We hear again and again that conflict over money is the number one cause of divorce. It’s such a difficult topic to navigate that social psychologist Terri Orbuch found in her research that six out of 10 divorced individuals chose not to combine finances in their next relationship. Could better designed financial services prevent couples from fighting over money?
To find out, Smart Design took a peek into why money is such a huge point of contention in relationships. Specifically, we looked at the joint bank account–the silent third party in couples’ disputes over money–and the role banks play in this very personal part of our lives.
As part of our initial design research, my colleague George Stafford and I went “bank shopping” as a pretend couple in a long-term relationship. We went to Chase, Wells Fargo, Bank of America, and Capital One. Then, later the same week, we revisited one of the banks. We laid our IDs and ATM cards on the desk and warily punched new PINs into a keyboard. A few signatures and clicks of the mouse later, we had a joint bank account and a common pool of $300.
Going through this initial process as a design research exercise was revealing. At times it was quite personal and other times unexpectedly sterile. Along the way, we made note of a few simple ways banks could improve the joint-account sign-up experience for couples. Real couples, that is.
When all of our money is digital, the plastic cards in our wallets are the symbolic artifacts of our wealth. For joint accounts, you could say ATM cards are the equivalent of wedding bands. George and I walked out of the bank disappointed at how generic and impersonal our new ATM cards were–they didn’t even have our names on them. And we left carrying a folder of papers about the terms, conditions, and fees of our account that was in painfully small type. Elevating the design and delivery of these basic items, along the lines of what Simple did with their ATM card welcome packet, would make the shared experience feel more tangible, accessible, and meaningful.
The new joint account appeared in our personal online accounts right away. But strangely, there wasn’t a welcome message like, “Looks like you just opened a new account with George Stafford!” For couples who open their joint account online instead of going into the branch, the experience is even more generic. All that’s involved is filling out an application for an individual account and tacking on a second name. Imagine if couples first completed an OkCupid-type questionnaire that let them exchange their habits and hang-ups. This would be a fun and nonthreatening way to promote transparency and talk about differences of opinions before problems arise.
Yes, opening a joint account is a significant milestone in a relationship, but it’s only the beginning. Our hypothesis is that couples can adopt good and bad financial behaviors during the first six months after the account is opened. Right now, couples walk out of the bank and they’re left to solve their own money disputes. But if banks hosted an onboarding period that gives couples access to resources like financial planners and weekly content like money tips, it would invite couples to talk regularly about their finances. Most important, it would establish healthy money habits that’ll kick into gear during big life changes–for instance, when kids come into the picture.

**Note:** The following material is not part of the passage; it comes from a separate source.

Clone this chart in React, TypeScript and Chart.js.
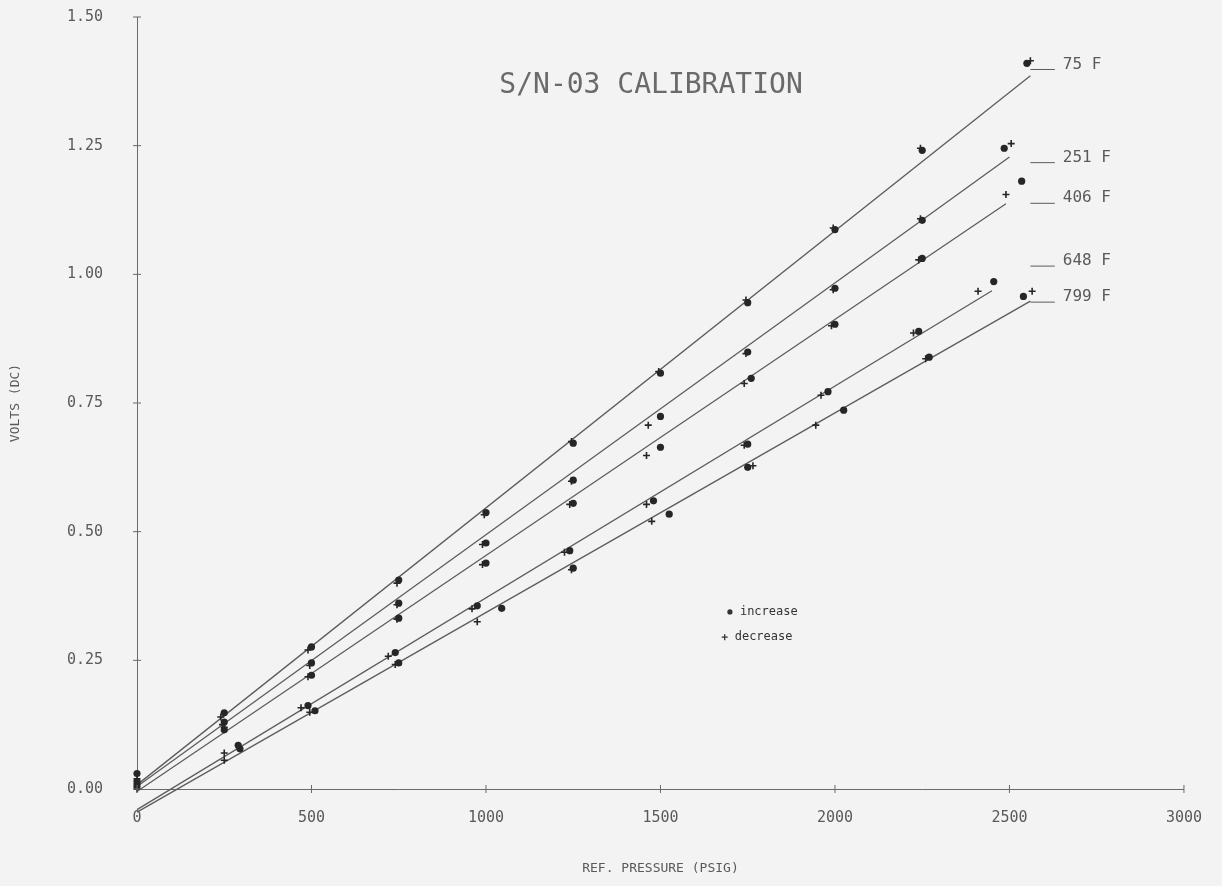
import React, { useEffect, useRef } from 'react';
import { Chart, registerables } from 'chart.js';

Chart.register(...registerables);

// ---- data (pressure in PSIG, output in volts DC) ----
const seriesNames = ['75 F', '251 F', '406 F', '648 F', '799 F'];

const incP75 = [0, 250, 500, 750, 1000, 1250, 1500, 1750, 2000, 2250, 2550];
const incV75 = [0.03, 0.148, 0.276, 0.406, 0.537, 0.672, 0.808, 0.945, 1.087, 1.241, 1.41];
const decP75 = [0, 240, 490, 745, 995, 1245, 1495, 1745, 1995, 2245, 2560];
const decV75 = [0.02, 0.14, 0.27, 0.4, 0.533, 0.675, 0.811, 0.95, 1.09, 1.245, 1.415];

const incP251 = [0, 250, 500, 750, 1000, 1250, 1500, 1750, 2000, 2250, 2485];
const incV251 = [0.015, 0.13, 0.245, 0.361, 0.478, 0.6, 0.724, 0.849, 0.973, 1.105, 1.245];
const decP251 = [0, 245, 495, 745, 990, 1245, 1465, 1745, 1995, 2245, 2505];
const decV251 = [0.01, 0.125, 0.24, 0.358, 0.475, 0.598, 0.707, 0.846, 0.97, 1.108, 1.254];

const incP406 = [0, 250, 500, 750, 1000, 1250, 1500, 1760, 2000, 2250, 2535];
const incV406 = [0.005, 0.115, 0.221, 0.332, 0.439, 0.555, 0.664, 0.798, 0.903, 1.031, 1.181];
const decP406 = [0, 250, 490, 745, 990, 1240, 1460, 1740, 1990, 2240, 2490];
const decV406 = [0.0, 0.12, 0.218, 0.33, 0.436, 0.553, 0.648, 0.788, 0.9, 1.028, 1.155];

const incP648 = [0, 290, 490, 740, 975, 1240, 1480, 1750, 1980, 2240, 2455];
const incV648 = [-0.02, 0.085, 0.162, 0.265, 0.356, 0.463, 0.56, 0.67, 0.772, 0.889, 0.986];
const decP648 = [0, 250, 470, 720, 960, 1225, 1460, 1740, 1960, 2225, 2410];
const decV648 = [-0.03, 0.07, 0.158, 0.258, 0.35, 0.46, 0.553, 0.668, 0.765, 0.886, 0.967];

const incP799 = [0, 295, 510, 750, 1045, 1250, 1525, 1750, 2025, 2270, 2540];
const incV799 = [-0.035, 0.078, 0.152, 0.245, 0.351, 0.429, 0.534, 0.625, 0.736, 0.839, 0.957];
const decP799 = [0, 250, 495, 740, 975, 1245, 1475, 1765, 1945, 2260, 2565];
const decV799 = [-0.042, 0.056, 0.149, 0.242, 0.325, 0.426, 0.52, 0.628, 0.707, 0.836, 0.967];

// least-squares fit lines: volts at 0 psig, end pressure, volts at end
const fitStartV = [0.008, 0.005, -0.005, -0.04, -0.045];
const fitEndP = [2560, 2500, 2490, 2450, 2560];
const fitEndV = [1.386, 1.228, 1.137, 0.968, 0.948];

// label leaders (volts) at the right of each curve
const labelV = [1.398, 1.217, 1.138, 1.016, 0.946];

const xTicks = [0, 500, 1000, 1500, 2000, 2500, 3000];
const yTicks = [0, 0.25, 0.5, 0.75, 1.0, 1.25, 1.5];

const legendLabels = ['increase', 'decrease'];
const titleText = 'S/N-03 CALIBRATION';

const incP = [incP75, incP251, incP406, incP648, incP799];
const incV = [incV75, incV251, incV406, incV648, incV799];
const decP = [decP75, decP251, decP406, decP648, decP799];
const decV = [decV75, decV251, decV406, decV648, decV799];

const FONT = "'DejaVu Sans Mono', monospace";
const TEXT = '#5a5a5a';
const AXIS = '#6a6a6a';
const LINE = '#5c5c5c';
const DOT = '#262626';

const overlayPlugin = {
  id: 'overlay',
  afterDraw(chart: any) {
    const { ctx, scales } = chart;
    const x = scales.x;
    const y = scales.y;
    ctx.save();
    // cross tick marks on the axes
    ctx.strokeStyle = AXIS;
    ctx.lineWidth = 1;
    xTicks.forEach((v) => {
      const px = x.getPixelForValue(v);
      ctx.beginPath();
      ctx.moveTo(px, y.bottom - 4);
      ctx.lineTo(px, y.bottom + 4);
      ctx.stroke();
    });
    yTicks.forEach((v) => {
      const py = y.getPixelForValue(v);
      ctx.beginPath();
      ctx.moveTo(x.left - 4, py);
      ctx.lineTo(x.left + 4, py);
      ctx.stroke();
    });

    // title inside plot
    ctx.fillStyle = '#6a6a6a';
    ctx.font = `28px ${FONT}`;
    ctx.textAlign = 'center';
    ctx.textBaseline = 'middle';
    ctx.fillText(titleText, x.getPixelForValue(1473), y.getPixelForValue(1.367));

    // curve labels with leader dashes
    ctx.font = `16px ${FONT}`;
    ctx.textAlign = 'left';
    ctx.strokeStyle = LINE;
    ctx.fillStyle = TEXT;
    seriesNames.forEach((name, i) => {
      const py = y.getPixelForValue(labelV[i]);
      ctx.beginPath();
      ctx.moveTo(x.getPixelForValue(2560), py);
      ctx.lineTo(x.getPixelForValue(2630), py);
      ctx.stroke();
      ctx.fillText(name, x.getPixelForValue(2653), py - 5);
    });

    // legend
    ctx.font = `12px ${FONT}`;
    ctx.fillStyle = '#333';
    const lx1 = x.getPixelForValue(1699);
    const ly1 = y.getPixelForValue(0.344);
    ctx.beginPath();
    ctx.arc(lx1, ly1, 2.6, 0, Math.PI * 2);
    ctx.fill();
    ctx.fillText(legendLabels[0], lx1 + 10, ly1);
    const lx2 = x.getPixelForValue(1684);
    const ly2 = y.getPixelForValue(0.295);
    ctx.strokeStyle = '#333';
    ctx.lineWidth = 1.3;
    ctx.beginPath();
    ctx.moveTo(lx2 - 3, ly2);
    ctx.lineTo(lx2 + 3, ly2);
    ctx.moveTo(lx2, ly2 - 3);
    ctx.lineTo(lx2, ly2 + 3);
    ctx.stroke();
    ctx.fillText(legendLabels[1], lx2 + 10, ly2);
    ctx.restore();
  },
};

export default function App() {
  const canvasRef = useRef<HTMLCanvasElement | null>(null);

  useEffect(() => {
    if (!canvasRef.current) return;
    const datasets: any[] = [];
    seriesNames.forEach((name, i) => {
      datasets.push({
        label: name + ' fit',
        data: [
          { x: 0, y: fitStartV[i] },
          { x: fitEndP[i], y: fitEndV[i] },
        ],
        showLine: true,
        borderColor: LINE,
        borderWidth: 1.3,
        pointRadius: 0,
        clip: false,
        order: 3,
      });
      datasets.push({
        label: name + ' increase',
        data: incP[i].map((p, j) => ({ x: p, y: incV[i][j] })),
        pointStyle: 'circle',
        pointRadius: 3.6,
        backgroundColor: DOT,
        borderColor: DOT,
        borderWidth: 0,
        clip: false,
        order: 1,
      });
      datasets.push({
        label: name + ' decrease',
        data: decP[i].map((p, j) => ({ x: p, y: decV[i][j] })),
        pointStyle: 'cross',
        pointRadius: 3.5,
        borderColor: DOT,
        borderWidth: 1.6,
        clip: false,
        order: 2,
      });
    });

    const chart = new Chart(canvasRef.current, {
      type: 'scatter',
      data: { datasets },
      options: {
        animation: false,
        responsive: true,
        maintainAspectRatio: false,
        layout: { padding: { top: 17, right: 38, left: 0, bottom: 0 } },
        plugins: {
          legend: { display: false },
          tooltip: { enabled: false },
        },
        scales: {
          x: {
            type: 'linear',
            min: 0,
            max: 3000,
            afterBuildTicks: (s: any) => {
              s.ticks = xTicks.map((v) => ({ value: v }));
            },
            afterFit: (s: any) => {
              s.height = 97;
            },
            grid: { drawOnChartArea: false, drawTicks: false },
            border: { display: true, color: AXIS, width: 1 },
            ticks: {
              padding: 20,
              color: TEXT,
              font: { family: FONT, size: 15 },
              maxRotation: 0,
              callback: (v: any) => String(v),
            },
            title: {
              display: true,
              text: 'REF. PRESSURE (PSIG)',
              color: TEXT,
              font: { family: FONT, size: 13 },
              padding: { top: 0, bottom: 10 },
            },
          },
          y: {
            type: 'linear',
            min: 0,
            max: 1.5,
            afterBuildTicks: (s: any) => {
              s.ticks = yTicks.map((v) => ({ value: v }));
            },
            afterFit: (s: any) => {
              s.width = 137;
              s.paddingTop = 0;
              s.paddingBottom = 0;
            },
            grid: { drawOnChartArea: false, drawTicks: false },
            border: { display: true, color: AXIS, width: 1 },
            ticks: {
              padding: 34,
              color: TEXT,
              font: { family: FONT, size: 15 },
              callback: (v: any) => Number(v).toFixed(2),
            },
            title: {
              display: true,
              text: 'VOLTS (DC)',
              color: TEXT,
              font: { family: FONT, size: 13 },
              padding: { top: 8, bottom: 0 },
            },
          },
        },
      },
      plugins: [overlayPlugin],
    });
    return () => chart.destroy();
  }, []);

  return (
    <div
      style={{
        position: 'fixed',
        left: 0,
        top: 0,
        width: 1222,
        height: 886,
        background: '#f3f3f3',
      }}
    >
      <canvas ref={canvasRef} />
    </div>
  );
}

Since the interest rate on our account is an unproductive 0.01%, George and I assumed we might benefit from other rewards. Maybe stuff with a cute couples spin, like “buy one get one free” offers. But that wasn’t the case. There are no rewards at all for maintaining a joint account, and sadly, we even have to split the number of free monthly ATM withdrawals between us. When we asked our banker about a shared rewards program for couples, he replied, “That’s an interesting idea. Someone should do that.” We completely agree.
Should banks take a chance on love?
This quick design research exercise made us wonder if the business goals of a bank could overlap with the personal goals of its customers. We definitely believe so. When a couple breaks up and closes their joint account, the bank loses those customers. However, if the joint account is considered a service experience, it could result in stronger brand differentiation, customer loyalty, and a long-term, trickle-up effect to bigger products like mortgages. This is a challenge neither Mint nor Simple have taken on yet.
While most of the innovation in the financial services area is focused on new technologies such as mobile payments and e-wallets, the truth is money will always be a deeply personal topic. If we can design financial experiences to influence people’s attitudes and behaviors for the better, then maybe–just maybe–we’ll see fewer couples breaking up over money.